Hirslanden is highly leveraged and Mediclinic faces some risk from refinancing the debt in 2014. While this was a large transaction, we believe that at a group level Mediclinic International is in a good position to support the debt. The strong South African balance sheet could comfortably be leveraged further, allowing it to inject the required capital into the Swiss business. The group is also sitting on cash of CHF200 million in an offshore account that could be used to bolster the financial position in Switzerland. This was raised via a previous rights issue and is currently generating almost no return. The strong operating performance of the Swiss business and the secure nature of the portfolio should make the Swiss debt attractive to a number of banks. We factor in some increase in funding costs but think refinancing should proceed smoothly.
Over the next few years, the Swiss business will benefit from the investment in its facilities and experience strong financial deleveraging. This stable, but growing, Swiss earnings stream is supported by the underlying property portfolio.

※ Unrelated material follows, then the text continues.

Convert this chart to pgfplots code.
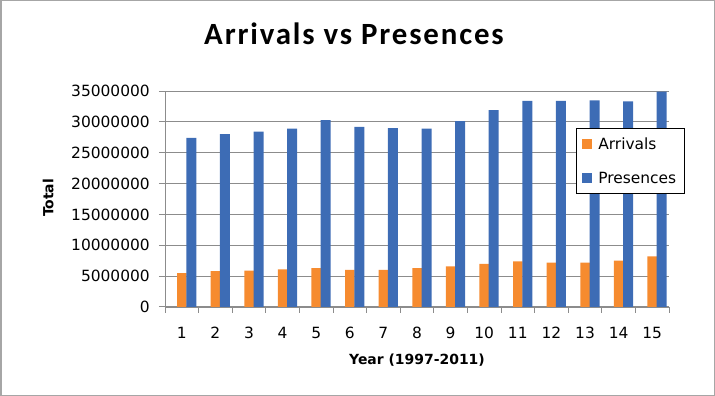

Emirates Healthcare, the smaller part of the business in terms of valuation, has been growing strongly as it brings quality healthcare services to the Dubai market. This has helped to grow the market as residents who previously travelled elsewhere to access medical treatment are now seeking care locally. The recent acquisition of three clinics should also help drive referrals through its hospitals. Although competition has been increasing in the form of a small number of new hospitals in Dubai, to-date these have had no impact on the business. While management continue to build a strong local business, they are also creating a base that could be used to expand within the broader Middle Eastern region.
The three regional businesses generate scale for the Mediclinic International platform but more importantly provide an opportunity to share expertise across the group, be they cost savings or processes to ensure delivery of the highest levels of clinical care. Furthermore, the recent experience with the Swiss regulator has provided the group with learnings that could be applied in creating a more affordable, sustainable healthcare system in South Africa or broadening access in the UAE (United Arab Emirates). It is insights such as these that should help Mediclinic International grow its reputation as a quality provider of cost-effective acute care in international markets.
SARAH-JANE ALEXANDER joined the Coronation investment team in 2008 as an equity analyst. Her current responsibilities include co-managing the Coronation Industrial Fund as well as researching food producers and hospital stocks amongst others.